:: WHAT IS NEEDED ::
Write out word for word each line of the records, beginning at the first and stopping after the line with "var tickLabels = ['NOV". Leave the pictures out.

--- Start ---

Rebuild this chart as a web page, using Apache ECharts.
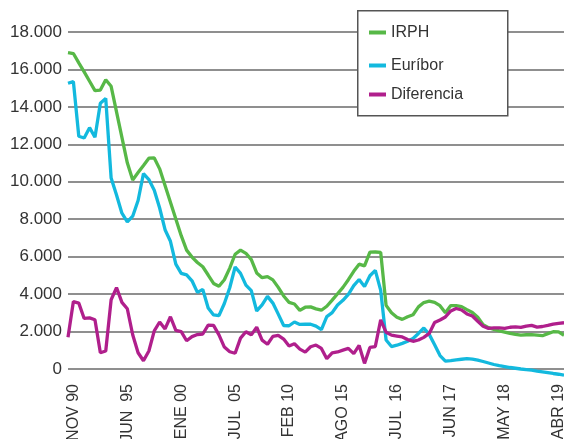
<!DOCTYPE html>
<html>
<head>
  <meta charset="UTF-8">
  <title>IRPH vs Euribor</title>
  <style>
    html, body { margin: 0; padding: 0; background: #fff; }
    #chart { width: 564px; height: 439px; }
  </style>
  <script src="https://cdn.jsdelivr.net/npm/echarts@6/dist/echarts.min.js"></script>
</head>
<body>
  <div id="chart"></div>
  <script>
    // etiquetas del eje X (una cada 10 puntos, empezando en el punto 1)
    var tickLabels = ['NOV 90', 'JUN  95', 'ENE 00', 'JUL  05', 'FEB 10', 'AGO 15', 'JUL  16', 'JUN 17', 'MAY 18', 'ABR 19'];

    var irph = [16900, 16850, 16350, 15870, 15370, 14870, 14900, 15450, 15100, 13730,
      12370, 11010, 10100, 10490, 10870, 11260, 11270, 10690, 9800, 8910,
      8010, 7120, 6350, 5980, 5690, 5460, 5020, 4570, 4420, 4770,
      5390, 6130, 6350, 6180, 5840, 5130, 4880, 4930, 4760, 4360,
      3900, 3560, 3470, 3130, 3300, 3320, 3210, 3140, 3350, 3680,
      4020, 4360, 4770, 5220, 5600, 5510, 6240, 6250, 6230, 3400,
      3000, 2760, 2650, 2790, 2900, 3320, 3550, 3620, 3560, 3380,
      3000, 3390, 3390, 3330, 3170, 3020, 2760, 2360, 2210, 2120,
      2040, 1970, 1900, 1850, 1810, 1830, 1840, 1810, 1780, 1890,
      1990, 1980, 1800];

    var euribor = [15260, 15350, 12430, 12340, 12890, 12380, 14200, 14450, 10200, 9290,
      8320, 7860, 8160, 9000, 10440, 10120, 9550, 8600, 7440, 6820,
      5600, 5110, 5030, 4710, 4090, 4250, 3260, 2890, 2850, 3500,
      4340, 5450, 5110, 4480, 4190, 3100, 3420, 3880, 3520, 2930,
      2320, 2310, 2510, 2380, 2400, 2390, 2290, 2100, 2800, 3010,
      3420, 3670, 3990, 4450, 4780, 4400, 4980, 5270, 4200, 1550,
      1200, 1270, 1370, 1480, 1630, 1900, 2190, 1850, 1300, 720,
      420, 450, 490, 520, 550, 530, 470, 400, 320, 240,
      180, 130, 80, 40, 0, -30, -60, -110, -150, -190,
      -240, -280, -330];

    var diferencia = [1700, 3600, 3520, 2700, 2730, 2630, 870, 960, 3700, 4350,
      3560, 3220, 1830, 870, 440, 960, 2040, 2510, 2140, 2790,
      2060, 2000, 1510, 1730, 1840, 1870, 2340, 2330, 1820, 1170,
      920, 840, 1650, 1990, 1820, 2230, 1540, 1320, 1740, 1800,
      1600, 1230, 1350, 1060, 900, 1190, 1280, 1100, 550, 860,
      910, 1010, 1100, 820, 1260, 300, 1150, 1200, 2620, 1960,
      1810, 1760, 1710, 1570, 1480, 1550, 1690, 1900, 2480, 2620,
      2780, 3100, 3230, 3150, 2940, 2830, 2550, 2280, 2170, 2200,
      2200, 2170, 2230, 2250, 2220, 2290, 2330, 2240, 2270, 2330,
      2400, 2440, 2470];

    var seriesNames = ['IRPH', 'Euríbor', 'Diferencia'];
    var colors = ['#57b847', '#13b9de', '#b01f8c'];

    var categories = [];
    for (var i = 0; i < irph.length; i++) {
      categories.push((i - 1) % 10 === 0 ? tickLabels[(i - 1) / 10] : '');
    }

    function fmtNum(v) {
      if (v === 0) return '0';
      return (v / 1000).toFixed(3);
    }

    var chart = echarts.init(document.getElementById('chart'));

    var legendTops = [24, 57, 86];
    var legends = seriesNames.map(function (n, k) {
      return {
        data: [n],
        left: 369,
        top: legendTops[k],
        padding: 0,
        icon: 'rect',
        itemWidth: 17,
        itemHeight: 4,
        itemGap: 6,
        z: 20,
        selectedMode: false,
        textStyle: { fontFamily: 'Liberation Sans', fontSize: 16, color: '#333', lineHeight: 17 }
      };
    });

    var option = {
      animation: false,
      color: colors,
      grid: { left: 68, right: 0, top: 32, bottom: 70, containLabel: false, outerBoundsMode: 'none' },
      graphic: [{
        type: 'rect',
        left: 357, top: 10,
        shape: { width: 150, height: 105 },
        style: { fill: '#fff', stroke: '#555', lineWidth: 1.5 },
        z: 10
      }],
      legend: legends,
      xAxis: {
        type: 'category',
        boundaryGap: false,
        data: categories,
        axisLine: { show: false },
        axisTick: { show: false },
        splitLine: { show: false },
        axisLabel: {
          interval: 0,
          rotate: 90,
          margin: 15,
          fontFamily: 'Liberation Sans',
          fontSize: 16,
          color: '#333'
        }
      },
      yAxis: {
        type: 'value',
        min: 0,
        max: 18000,
        interval: 2000,
        axisLine: { show: false },
        axisTick: { show: false },
        splitLine: { lineStyle: { color: '#6a6a6a', width: 1.5 } },
        axisLabel: {
          margin: 6,
          fontFamily: 'Liberation Sans',
          fontSize: 17,
          color: '#333',
          formatter: fmtNum
        }
      },
      series: [
        { name: seriesNames[0], type: 'line', data: irph },
        { name: seriesNames[1], type: 'line', data: euribor },
        { name: seriesNames[2], type: 'line', data: diferencia }
      ].map(function (s, k) {
        s.showSymbol = false;
        s.clip = false;
        s.lineStyle = { width: 3.3, color: colors[k] };
        s.z = 3;
        return s;
      })
    };

    chart.setOption(option);
  </script>
</body>
</html>
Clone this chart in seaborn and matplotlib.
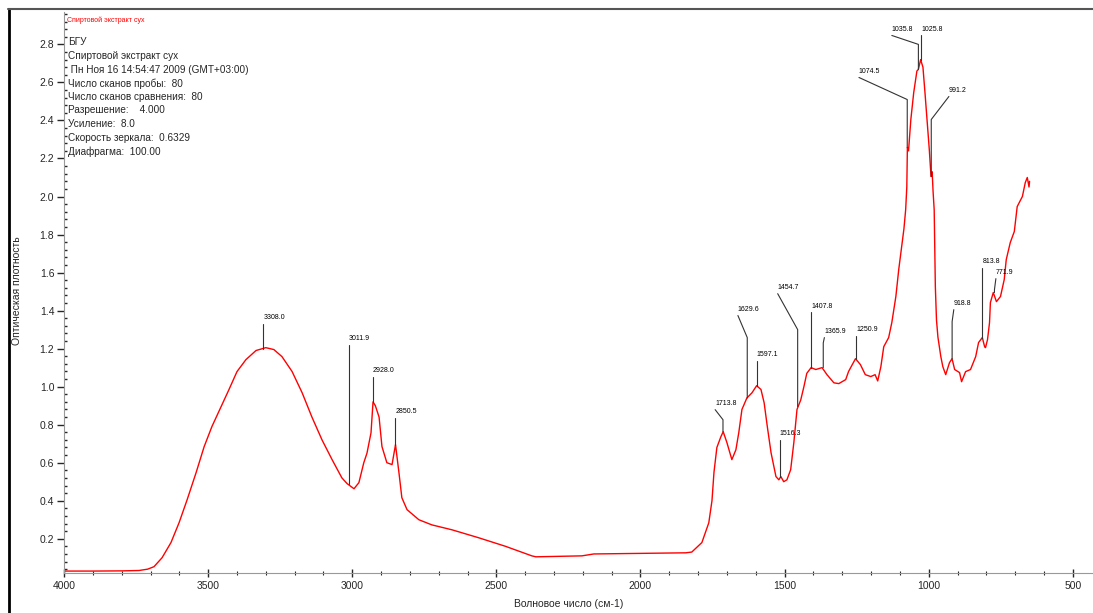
import numpy as np
import pandas as pd
import matplotlib
matplotlib.use('Agg')
import matplotlib.pyplot as plt
from matplotlib.lines import Line2D
from matplotlib.ticker import MultipleLocator, FormatStrFormatter
import seaborn as sns

sns.set_style('ticks')
plt.rcParams['font.family'] = ['Liberation Sans', 'DejaVu Sans']

# спектр
wavenumber = [4000, 3900, 3800, 3740, 3710, 3688, 3660, 3629, 3601, 3573, 3542, 3514,
              3487, 3455, 3428, 3400, 3369, 3334, 3300, 3272, 3244, 3209, 3174, 3140,
              3105, 3070, 3036, 3018, 3005, 2994, 2977, 2960, 2949, 2935, 2928, 2920,
              2907, 2897, 2880, 2862, 2850, 2838, 2828, 2810, 2769, 2724, 2654, 2561,
              2468, 2377, 2363, 2203, 2162, 1843, 1822, 1787, 1763, 1752, 1745, 1735,
              1721, 1713, 1700, 1683, 1669, 1659, 1648, 1631, 1613, 1597, 1582, 1571,
              1560, 1547, 1530, 1520, 1513, 1503, 1492, 1479, 1468, 1457, 1444, 1433,
              1423, 1408, 1392, 1370, 1353, 1329, 1312, 1288, 1278, 1254, 1237, 1220,
              1201, 1186, 1177, 1166, 1156, 1139, 1128, 1114, 1104, 1086, 1080, 1076,
              1074, 1070, 1062, 1052, 1041, 1036, 1028, 1020, 1013, 1006, 998, 992,
              988, 985, 981, 977, 973, 968, 958, 951, 941, 928, 919, 910, 893, 886,
              872, 855, 837, 827, 814, 806, 803, 796, 789, 786, 776, 765, 751, 738,
              731, 717, 703, 693, 675, 665, 658, 652, 650]
absorbance = [0.030, 0.030, 0.031, 0.033, 0.040, 0.053, 0.100, 0.180, 0.284, 0.405, 0.547, 0.684,
              0.790, 0.895, 0.984, 1.079, 1.142, 1.190, 1.205, 1.195, 1.158, 1.080, 0.968, 0.840,
              0.720, 0.616, 0.520, 0.490, 0.475, 0.463, 0.495, 0.600, 0.650, 0.757, 0.920, 0.900,
              0.840, 0.685, 0.600, 0.590, 0.695, 0.547, 0.416, 0.353, 0.300, 0.273, 0.247, 0.205,
              0.160, 0.110, 0.105, 0.110, 0.120, 0.126, 0.130, 0.180, 0.284, 0.400, 0.550, 0.680,
              0.737, 0.763, 0.705, 0.616, 0.668, 0.758, 0.880, 0.940, 0.968, 1.005, 0.985, 0.915,
              0.790, 0.652, 0.527, 0.510, 0.527, 0.500, 0.510, 0.563, 0.705, 0.880, 0.930, 1.000,
              1.070, 1.100, 1.090, 1.100, 1.063, 1.020, 1.016, 1.037, 1.080, 1.147, 1.116, 1.063,
              1.053, 1.063, 1.030, 1.105, 1.210, 1.258, 1.337, 1.474, 1.616, 1.830, 1.930, 2.050,
              2.258, 2.240, 2.405, 2.547, 2.660, 2.668, 2.720, 2.680, 2.547, 2.405, 2.247, 2.105,
              2.130, 2.030, 1.930, 1.526, 1.350, 1.260, 1.158, 1.105, 1.063, 1.126, 1.147, 1.090,
              1.074, 1.026, 1.079, 1.090, 1.158, 1.232, 1.258, 1.210, 1.205, 1.247, 1.337, 1.442,
              1.495, 1.447, 1.474, 1.563, 1.668, 1.758, 1.816, 1.947, 2.000, 2.073, 2.100, 2.050,
              2.080]

# подписи пиков
peak_labels = ['3308.0', '3011.9', '2928.0', '2850.5', '1713.8', '1629.6', '1597.1', '1516.3',
               '1454.7', '1407.8', '1365.9', '1250.9', '1074.5', '1035.8', '1025.8', '991.2',
               '918.8', '813.8', '771.9']
peak_x = [3308.0, 3011.9, 2928.0, 2850.5, 1713.8, 1629.6, 1597.1, 1516.3,
          1454.7, 1407.8, 1365.9, 1250.9, 1074.5, 1035.8, 1025.8, 991.2,
          918.8, 813.8, 771.9]
peak_y = [1.20, 0.49, 0.92, 0.695, 0.763, 0.94, 1.005, 0.527,
          0.895, 1.10, 1.10, 1.147, 2.258, 2.668, 2.72, 2.105,
          1.147, 1.258, 1.495]
# положение текста и излома выноски
text_x = [3308.0, 3011.9, 2928.0, 2850.5, 1741, 1662, 1597.1, 1516.3,
          1524, 1407.8, 1362, 1250.9, 1242, 1128, 1025.8, 930,
          913, 813.8, 767]
text_y = [1.332, 1.221, 1.053, 0.837, 0.879, 1.374, 1.137, 0.721,
          1.489, 1.390, 1.258, 1.268, 2.626, 2.847, 2.847, 2.526,
          1.405, 1.626, 1.568]
elbow_y = [1.332, 1.221, 1.053, 0.837, 0.826, 1.258, 1.137, 0.721,
           1.300, 1.390, 1.230, 1.268, 2.510, 2.800, 2.847, 2.405,
           1.342, 1.626, 1.510]

info_lines = ['БГУ',
              'Спиртовой экстракт сух',
              ' Пн Ноя 16 14:54:47 2009 (GMT+03:00)',
              'Число сканов пробы:  80',
              'Число сканов сравнения:  80',
              'Разрешение:    4.000',
              'Усиление:  8.0',
              'Скорость зеркала:  0.6329',
              'Диафрагма:  100.00']

df = pd.DataFrame({'wn': wavenumber, 'A': absorbance})

fig = plt.figure(figsize=(10.93, 6.13), dpi=100)
ax = fig.add_axes([0.0586, 0.0653, 0.9414, 0.915])

sns.lineplot(data=df, x='wn', y='A', color='red', lw=1.0, sort=False,
             estimator=None, ax=ax)

for lab, px, py, tx, ty, ey in zip(peak_labels, peak_x, peak_y, text_x, text_y, elbow_y):
    ax.plot([tx, px, px], [ty, ey, py], color='#333333', lw=0.8)
    ax.text(tx, ty + 0.012, lab, fontsize=5, ha='left', va='bottom', color='black')

ax.text(0.003, 0.992, 'Спиртовой экстракт сух', transform=ax.transAxes, fontsize=5,
        color='red', va='top', ha='left')
for i, line in enumerate(info_lines):
    ax.text(0.004, 0.955 - i * 0.0243, line, transform=ax.transAxes, fontsize=7.2,
            va='top', ha='left')

ax.set_xlim(4000, 430)
ax.set_ylim(0.02, 2.97)
ax.xaxis.set_major_locator(MultipleLocator(500))
ax.xaxis.set_minor_locator(MultipleLocator(100))
ax.yaxis.set_minor_locator(MultipleLocator(0.04))
ax.yaxis.set_major_formatter(FormatStrFormatter('%.1f'))
ax.set_yticks(np.arange(0.2, 2.81, 0.2))
ax.tick_params(axis='y', which='major', direction='out', length=5, width=1, labelsize=7.5, pad=2)
ax.tick_params(axis='y', which='minor', direction='in', length=2, width=1)
ax.tick_params(axis='x', which='major', direction='inout', length=6, width=1, labelsize=7.5, pad=3)
ax.tick_params(axis='x', which='minor', direction='inout', length=3, width=0.8)

sns.despine(ax=ax, top=True, right=True)
ax.spines['left'].set_color('#999999')
ax.spines['bottom'].set_color('#999999')

ax.set_xlabel('Волновое число (см-1)', fontsize=7.5)
ax.set_ylabel('Оптическая плотность', fontsize=7.5)
ax.xaxis.set_label_coords(0.49, -0.046)
ax.yaxis.set_label_coords(-0.041, 0.504)

# рамка окна
fig.add_artist(Line2D([0.008, 0.008], [0.0, 0.985], color='black', lw=2))
fig.add_artist(Line2D([0.007, 1.0], [0.985, 0.985], color='#555555', lw=1.5))

fig.savefig('out.png', dpi=100)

--- End ---

:: IN RESPONSE ::
Rebuild this chart as a web page, using Apache ECharts.
<!DOCTYPE html>
<html>
<head>
  <meta charset="UTF-8">
  <title>IRPH vs Euribor</title>
  <style>
    html, body { margin: 0; padding: 0; background: #fff; }
    #chart { width: 564px; height: 439px; }
  </style>
  <script src="https://cdn.jsdelivr.net/npm/echarts@6/dist/echarts.min.js"></script>
</head>
<body>
  <div id="chart"></div>
  <script>
    // etiquetas del eje X (una cada 10 puntos, empezando en el punto 1)
    var tickLabels = ['NOV 90', 'JUN  95', 'ENE 00', 'JUL  05', 'FEB 10', 'AGO 15', 'JUL  16', 'JUN 17', 'MAY 18', 'ABR 19'];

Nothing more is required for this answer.